## PROMPT
Search the records for "this". Copy every line where it appears.

## GIVEN RECORDS
########

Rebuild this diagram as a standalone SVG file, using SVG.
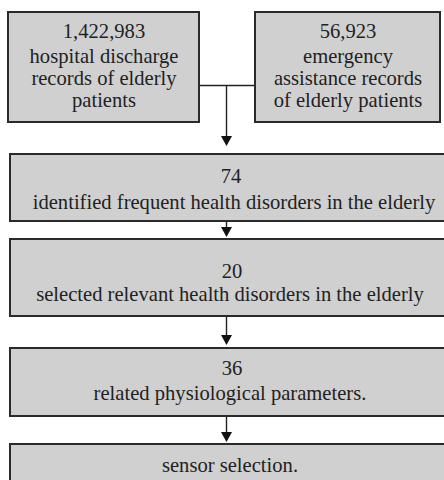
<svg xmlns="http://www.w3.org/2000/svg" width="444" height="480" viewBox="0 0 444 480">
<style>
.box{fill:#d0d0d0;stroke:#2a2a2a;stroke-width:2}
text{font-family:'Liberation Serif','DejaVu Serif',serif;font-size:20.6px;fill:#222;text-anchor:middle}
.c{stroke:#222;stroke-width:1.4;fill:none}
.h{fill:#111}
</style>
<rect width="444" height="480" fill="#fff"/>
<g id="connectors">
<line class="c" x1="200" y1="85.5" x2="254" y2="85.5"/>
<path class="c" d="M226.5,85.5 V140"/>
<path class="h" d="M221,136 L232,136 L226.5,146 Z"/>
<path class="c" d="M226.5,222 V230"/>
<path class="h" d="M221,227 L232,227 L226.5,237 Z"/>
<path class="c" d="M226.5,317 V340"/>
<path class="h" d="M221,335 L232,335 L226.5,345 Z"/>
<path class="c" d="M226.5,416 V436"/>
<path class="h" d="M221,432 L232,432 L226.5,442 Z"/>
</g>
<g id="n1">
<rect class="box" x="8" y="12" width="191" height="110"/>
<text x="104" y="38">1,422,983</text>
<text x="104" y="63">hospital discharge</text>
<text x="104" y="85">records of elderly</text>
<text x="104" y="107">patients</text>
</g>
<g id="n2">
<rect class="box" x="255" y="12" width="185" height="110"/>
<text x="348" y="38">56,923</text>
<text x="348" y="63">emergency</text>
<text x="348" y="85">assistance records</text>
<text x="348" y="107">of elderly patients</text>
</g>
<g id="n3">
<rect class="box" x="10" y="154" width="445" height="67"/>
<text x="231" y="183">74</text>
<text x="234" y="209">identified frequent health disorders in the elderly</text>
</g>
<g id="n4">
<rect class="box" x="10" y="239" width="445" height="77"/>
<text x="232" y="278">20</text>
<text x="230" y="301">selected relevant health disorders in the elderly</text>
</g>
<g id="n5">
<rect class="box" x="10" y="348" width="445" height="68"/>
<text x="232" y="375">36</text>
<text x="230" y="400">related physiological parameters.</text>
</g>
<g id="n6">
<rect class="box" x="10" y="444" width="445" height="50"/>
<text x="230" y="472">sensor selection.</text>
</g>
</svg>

########

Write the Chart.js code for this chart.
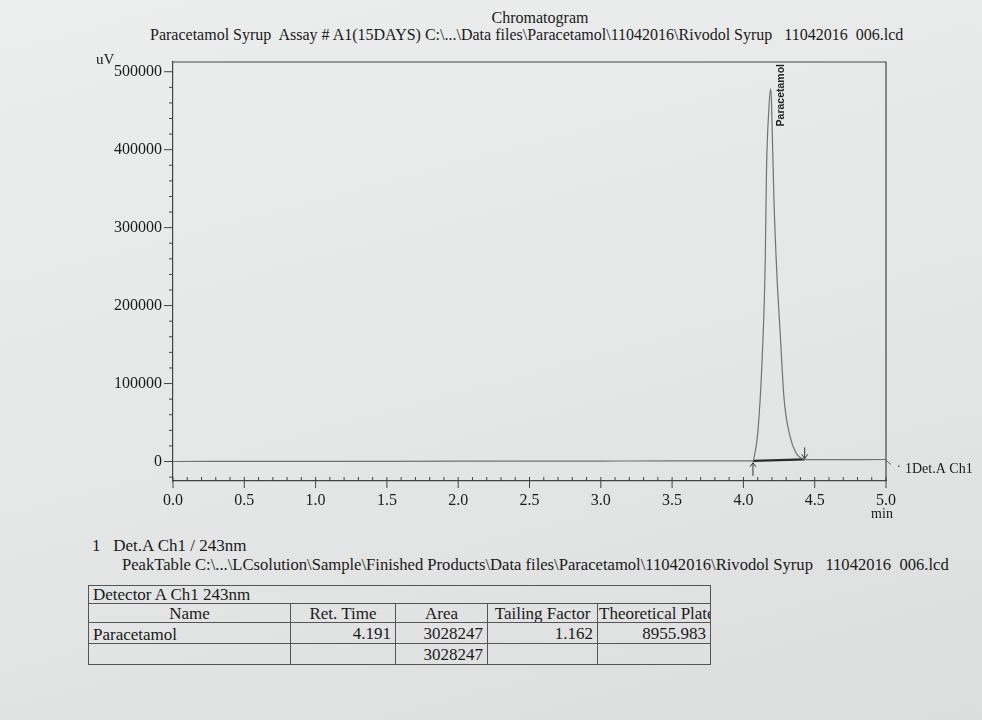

########

## ANSWER
Rebuild this diagram as a standalone SVG file, using SVG.
Write the Chart.js code for this chart.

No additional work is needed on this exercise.